• _SUPPLIED DATA_
--------------------
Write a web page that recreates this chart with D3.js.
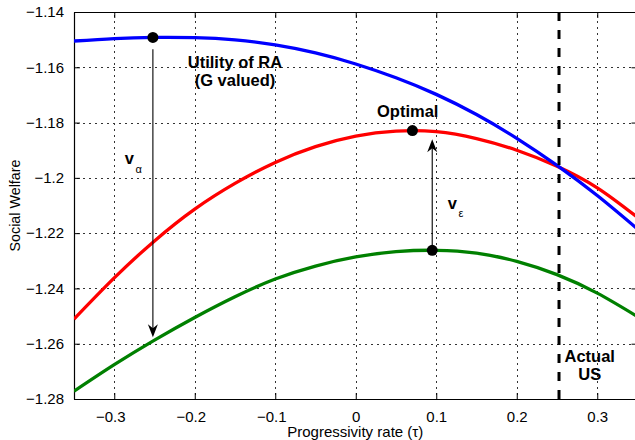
<!DOCTYPE html>
<html>
<head>
<meta charset="utf-8">
<script src="https://cdn.jsdelivr.net/npm/d3@7"></script>
<style>
  html, body { margin: 0; padding: 0; background: #fff; }
  svg { display: block; font-family: "Liberation Sans", Arial, Helvetica, sans-serif; }
</style>
</head>
<body>
<svg id="chart" width="635" height="440"></svg>
<script>
// ---- data ----
const tau = [-0.35, -0.30, -0.25, -0.20, -0.15, -0.10, -0.05, 0.00, 0.05, 0.10, 0.15, 0.20, 0.25, 0.30, 0.35];
const utilityRA = [-1.1505, -1.1496, -1.1492, -1.1493, -1.1501, -1.1519, -1.1548, -1.1588, -1.1638, -1.1698, -1.1771, -1.1857, -1.1955, -1.2064, -1.2185];
const optimalW  = [-1.2511, -1.2362, -1.2228, -1.2113, -1.2020, -1.1944, -1.1887, -1.1849, -1.1831, -1.1833, -1.1858, -1.1900, -1.1958, -1.2036, -1.2143];
const lowerW    = [-1.2772, -1.2676, -1.2587, -1.2505, -1.2430, -1.2366, -1.2319, -1.2286, -1.2267, -1.2262, -1.2272, -1.2302, -1.2350, -1.2417, -1.2502];
const markerTau = [-0.252, 0.0704, 0.095];
const markerW   = [-1.1492, -1.1829, -1.2262];
const actualUS = 0.2525;
const xTicks = [-0.3, -0.2, -0.1, 0, 0.1, 0.2, 0.3];
const yTicks = [-1.28, -1.26, -1.24, -1.22, -1.2, -1.18, -1.16, -1.14];
const xLabel = "Progressivity rate (τ)";
const yLabel = "Social Welfare";

// ---- layout ----
const svg = d3.select("#chart");
const x = d3.scaleLinear().domain([-0.35, 0.35]).range([74, 637.5]);
const y = d3.scaleLinear().domain([-1.28, -1.14]).range([399, 12]);
const X0 = x.range()[0], X1 = x.range()[1], Y0 = y.range()[0], Y1 = y.range()[1];

svg.append("defs").append("clipPath").attr("id", "plotclip")
  .append("rect").attr("x", X0).attr("y", Y1).attr("width", X1 - X0).attr("height", Y0 - Y1);

// grid (dotted) — short dots along each tick line
const grid = svg.append("g").attr("class", "grid").attr("fill", "#333");
const step = 6;
const vDots = [];
xTicks.forEach(t => {
  const px = Math.round(x(t));
  d3.range(Y1 + 3, Y0 - 2, step).forEach(py => vDots.push({ x: px, y: Math.round(py), w: 1, h: 2 }));
});
const hDots = [];
yTicks.filter(d => d > -1.279 && d < -1.141).forEach(v => {
  const py = Math.round(y(v));
  d3.range(X0 + 3, 635, step).forEach(px => hDots.push({ x: Math.round(px), y: py, w: 2, h: 1 }));
});
grid.selectAll("rect").data(vDots.concat(hDots)).join("rect")
  .attr("x", d => d.x).attr("y", d => d.y).attr("width", d => d.w).attr("height", d => d.h);

// axes (ticks inside, box on)
const fmt = d => d3.format("")(d).replace("-", "−");
const axB = svg.append("g").attr("transform", `translate(0,${Y0})`)
  .call(d3.axisBottom(x).tickValues(xTicks).tickSizeInner(-6).tickSizeOuter(0).tickPadding(12).tickFormat(fmt));
axB.selectAll("text").attr("dx", d => d < 0 ? -4 : 0);
const axL = svg.append("g").attr("transform", `translate(${X0},0)`)
  .call(d3.axisLeft(y).tickValues(yTicks).tickSizeInner(-6).tickSizeOuter(0).tickPadding(10).tickFormat(fmt));
const axT = svg.append("g").attr("transform", `translate(0,${Y1})`)
  .call(d3.axisTop(x).tickValues(xTicks).tickSizeInner(-6).tickSizeOuter(0).tickFormat(""));
const axR = svg.append("g").attr("transform", `translate(${X1},0)`)
  .call(d3.axisRight(y).tickValues(yTicks).tickSizeInner(-6).tickSizeOuter(0).tickFormat(""));
[axB, axL, axT, axR].forEach(a => {
  a.selectAll("path.domain").attr("stroke", "#000").attr("stroke-width", 1.2);
  a.selectAll(".tick line").attr("stroke", "#000").attr("stroke-width", 1);
  a.selectAll("text").attr("font-size", 15).attr("fill", "#000")
    .attr("font-family", "'Liberation Sans', Arial, sans-serif");
});

// axis labels
svg.append("text").attr("x", (X0 + 637.5) / 2 - 0.5).attr("y", 437)
  .attr("text-anchor", "middle").attr("font-size", 15).text(xLabel);
svg.append("text").attr("transform", `translate(20,${(Y0 + Y1) / 2}) rotate(-90)`)
  .attr("text-anchor", "middle").attr("font-size", 14.3).text(yLabel);

// curves
const plot = svg.append("g").attr("clip-path", "url(#plotclip)");
const line = d3.line().x(d => x(d[0])).y(d => y(d[1])).curve(d3.curveNatural);
const series = [
  { vals: lowerW, color: "#008000" },
  { vals: optimalW, color: "#ff0000" },
  { vals: utilityRA, color: "#0000ff" }
];
plot.selectAll("path.curve").data(series).join("path")
  .attr("class", "curve")
  .attr("d", s => line(tau.map((t, i) => [t, s.vals[i]])))
  .attr("fill", "none").attr("stroke", s => s.color).attr("stroke-width", 3.3);

// Actual US dashed line
plot.append("line")
  .attr("x1", x(actualUS)).attr("x2", x(actualUS)).attr("y1", Y1).attr("y2", Y0)
  .attr("stroke", "#000").attr("stroke-width", 3).attr("stroke-dasharray", "9,9");

// arrows
function arrow(xv, fromV, toV) {
  const px = x(xv), y1 = y(fromV), y2 = y(toV);
  const dir = y2 > y1 ? 1 : -1;
  svg.append("line").attr("x1", px).attr("x2", px).attr("y1", y1).attr("y2", y2 - dir * 6)
    .attr("stroke", "#000").attr("stroke-width", 1.1);
  svg.append("path")
    .attr("d", `M${px},${y2} L${px - 5},${y2 - dir * 13} L${px},${y2 - dir * 9} L${px + 5},${y2 - dir * 13} Z`)
    .attr("fill", "#000");
}
arrow(markerTau[0], -1.1535, -1.2577);
arrow(markerTau[2], markerW[2], -1.1860);

// markers
svg.selectAll("circle.mk").data(markerTau).join("circle")
  .attr("class", "mk")
  .attr("cx", d => x(d)).attr("cy", (d, i) => y(markerW[i])).attr("r", 5.5).attr("fill", "#000");

// annotations
const ann = svg.append("g").attr("font-weight", "bold").attr("font-size", 16.5).attr("fill", "#000");
ann.append("text").attr("x", x(-0.150)).attr("y", y(-1.1604)).attr("text-anchor", "middle").text("Utility of RA");
ann.append("text").attr("x", x(-0.150)).attr("y", y(-1.1668)).attr("text-anchor", "middle").text("(G valued)");
ann.append("text").attr("x", x(0.0646)).attr("y", y(-1.1779)).attr("text-anchor", "middle").text("Optimal");
ann.append("text").attr("x", x(0.2907)).attr("y", y(-1.2665)).attr("text-anchor", "middle").text("Actual");
ann.append("text").attr("x", x(0.2907)).attr("y", y(-1.2731)).attr("text-anchor", "middle").text("US");

function vlabel(xv, yv, sub) {
  const t = svg.append("text").attr("x", x(xv)).attr("y", y(yv)).attr("fill", "#000");
  t.append("tspan").attr("font-weight", "bold").attr("font-size", 16.5).text("v");
  t.append("tspan").attr("font-size", 11).attr("dx", 1.5).attr("dy", 8.5).text(sub);
}
vlabel(-0.287, -1.1950, "α");
vlabel(0.1143, -1.2111, "ε");
</script>
</body>
</html>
--------------------
• _PROBLEM TO SOLVE_
Transcribe each line above verbatim, with the pictures left out.

• _TASK ANSWER_
Write a web page that recreates this chart with D3.js.
<!DOCTYPE html>
<html>
<head>
<meta charset="utf-8">
<script src="https://cdn.jsdelivr.net/npm/d3@7"></script>
<style>
  html, body { margin: 0; padding: 0; background: #fff; }
  svg { display: block; font-family: "Liberation Sans", Arial, Helvetica, sans-serif; }
</style>
</head>
<body>
<svg id="chart" width="635" height="440"></svg>
<script>
// ---- data ----
const tau = [-0.35, -0.30, -0.25, -0.20, -0.15, -0.10, -0.05, 0.00, 0.05, 0.10, 0.15, 0.20, 0.25, 0.30, 0.35];
const utilityRA = [-1.1505, -1.1496, -1.1492, -1.1493, -1.1501, -1.1519, -1.1548, -1.1588, -1.1638, -1.1698, -1.1771, -1.1857, -1.1955, -1.2064, -1.2185];
const optimalW  = [-1.2511, -1.2362, -1.2228, -1.2113, -1.2020, -1.1944, -1.1887, -1.1849, -1.1831, -1.1833, -1.1858, -1.1900, -1.1958, -1.2036, -1.2143];
const lowerW    = [-1.2772, -1.2676, -1.2587, -1.2505, -1.2430, -1.2366, -1.2319, -1.2286, -1.2267, -1.2262, -1.2272, -1.2302, -1.2350, -1.2417, -1.2502];
const markerTau = [-0.252, 0.0704, 0.095];
const markerW   = [-1.1492, -1.1829, -1.2262];
const actualUS = 0.2525;
const xTicks = [-0.3, -0.2, -0.1, 0, 0.1, 0.2, 0.3];
const yTicks = [-1.28, -1.26, -1.24, -1.22, -1.2, -1.18, -1.16, -1.14];
const xLabel = "Progressivity rate (τ)";
const yLabel = "Social Welfare";

// ---- layout ----
const svg = d3.select("#chart");
const x = d3.scaleLinear().domain([-0.35, 0.35]).range([74, 637.5]);
const y = d3.scaleLinear().domain([-1.28, -1.14]).range([399, 12]);
const X0 = x.range()[0], X1 = x.range()[1], Y0 = y.range()[0], Y1 = y.range()[1];

svg.append("defs").append("clipPath").attr("id", "plotclip")
  .append("rect").attr("x", X0).attr("y", Y1).attr("width", X1 - X0).attr("height", Y0 - Y1);

// grid (dotted) — short dots along each tick line
const grid = svg.append("g").attr("class", "grid").attr("fill", "#333");
const step = 6;
const vDots = [];
xTicks.forEach(t => {
  const px = Math.round(x(t));
  d3.range(Y1 + 3, Y0 - 2, step).forEach(py => vDots.push({ x: px, y: Math.round(py), w: 1, h: 2 }));
});
const hDots = [];
yTicks.filter(d => d > -1.279 && d < -1.141).forEach(v => {
  const py = Math.round(y(v));
  d3.range(X0 + 3, 635, step).forEach(px => hDots.push({ x: Math.round(px), y: py, w: 2, h: 1 }));
});
grid.selectAll("rect").data(vDots.concat(hDots)).join("rect")
  .attr("x", d => d.x).attr("y", d => d.y).attr("width", d => d.w).attr("height", d => d.h);

// axes (ticks inside, box on)
const fmt = d => d3.format("")(d).replace("-", "−");
const axB = svg.append("g").attr("transform", `translate(0,${Y0})`)
  .call(d3.axisBottom(x).tickValues(xTicks).tickSizeInner(-6).tickSizeOuter(0).tickPadding(12).tickFormat(fmt));
axB.selectAll("text").attr("dx", d => d < 0 ? -4 : 0);
const axL = svg.append("g").attr("transform", `translate(${X0},0)`)
  .call(d3.axisLeft(y).tickValues(yTicks).tickSizeInner(-6).tickSizeOuter(0).tickPadding(10).tickFormat(fmt));
const axT = svg.append("g").attr("transform", `translate(0,${Y1})`)
  .call(d3.axisTop(x).tickValues(xTicks).tickSizeInner(-6).tickSizeOuter(0).tickFormat(""));
const axR = svg.append("g").attr("transform", `translate(${X1},0)`)
  .call(d3.axisRight(y).tickValues(yTicks).tickSizeInner(-6).tickSizeOuter(0).tickFormat(""));
[axB, axL, axT, axR].forEach(a => {
  a.selectAll("path.domain").attr("stroke", "#000").attr("stroke-width", 1.2);
  a.selectAll(".tick line").attr("stroke", "#000").attr("stroke-width", 1);
  a.selectAll("text").attr("font-size", 15).attr("fill", "#000")
    .attr("font-family", "'Liberation Sans', Arial, sans-serif");
});

// axis labels
svg.append("text").attr("x", (X0 + 637.5) / 2 - 0.5).attr("y", 437)
  .attr("text-anchor", "middle").attr("font-size", 15).text(xLabel);
svg.append("text").attr("transform", `translate(20,${(Y0 + Y1) / 2}) rotate(-90)`)
  .attr("text-anchor", "middle").attr("font-size", 14.3).text(yLabel);

// curves
const plot = svg.append("g").attr("clip-path", "url(#plotclip)");
const line = d3.line().x(d => x(d[0])).y(d => y(d[1])).curve(d3.curveNatural);
const series = [
  { vals: lowerW, color: "#008000" },
  { vals: optimalW, color: "#ff0000" },
  { vals: utilityRA, color: "#0000ff" }
];
plot.selectAll("path.curve").data(series).join("path")
  .attr("class", "curve")
  .attr("d", s => line(tau.map((t, i) => [t, s.vals[i]])))
  .attr("fill", "none").attr("stroke", s => s.color).attr("stroke-width", 3.3);

// Actual US dashed line
plot.append("line")
  .attr("x1", x(actualUS)).attr("x2", x(actualUS)).attr("y1", Y1).attr("y2", Y0)
  .attr("stroke", "#000").attr("stroke-width", 3).attr("stroke-dasharray", "9,9");

// arrows
function arrow(xv, fromV, toV) {
  const px = x(xv), y1 = y(fromV), y2 = y(toV);
  const dir = y2 > y1 ? 1 : -1;
  svg.append("line").attr("x1", px).attr("x2", px).attr("y1", y1).attr("y2", y2 - dir * 6)
    .attr("stroke", "#000").attr("stroke-width", 1.1);
  svg.append("path")
    .attr("d", `M${px},${y2} L${px - 5},${y2 - dir * 13} L${px},${y2 - dir * 9} L${px + 5},${y2 - dir * 13} Z`)
    .attr("fill", "#000");
}
arrow(markerTau[0], -1.1535, -1.2577);
arrow(markerTau[2], markerW[2], -1.1860);

// markers
svg.selectAll("circle.mk").data(markerTau).join("circle")
  .attr("class", "mk")
  .attr("cx", d => x(d)).attr("cy", (d, i) => y(markerW[i])).attr("r", 5.5).attr("fill", "#000");

// annotations
const ann = svg.append("g").attr("font-weight", "bold").attr("font-size", 16.5).attr("fill", "#000");
ann.append("text").attr("x", x(-0.150)).attr("y", y(-1.1604)).attr("text-anchor", "middle").text("Utility of RA");
ann.append("text").attr("x", x(-0.150)).attr("y", y(-1.1668)).attr("text-anchor", "middle").text("(G valued)");
ann.append("text").attr("x", x(0.0646)).attr("y", y(-1.1779)).attr("text-anchor", "middle").text("Optimal");
ann.append("text").attr("x", x(0.2907)).attr("y", y(-1.2665)).attr("text-anchor", "middle").text("Actual");
ann.append("text").attr("x", x(0.2907)).attr("y", y(-1.2731)).attr("text-anchor", "middle").text("US");

function vlabel(xv, yv, sub) {
  const t = svg.append("text").attr("x", x(xv)).attr("y", y(yv)).attr("fill", "#000");
  t.append("tspan").attr("font-weight", "bold").attr("font-size", 16.5).text("v");
  t.append("tspan").attr("font-size", 11).attr("dx", 1.5).attr("dy", 8.5).text(sub);
}
vlabel(-0.287, -1.1950, "α");
vlabel(0.1143, -1.2111, "ε");
</script>
</body>
</html>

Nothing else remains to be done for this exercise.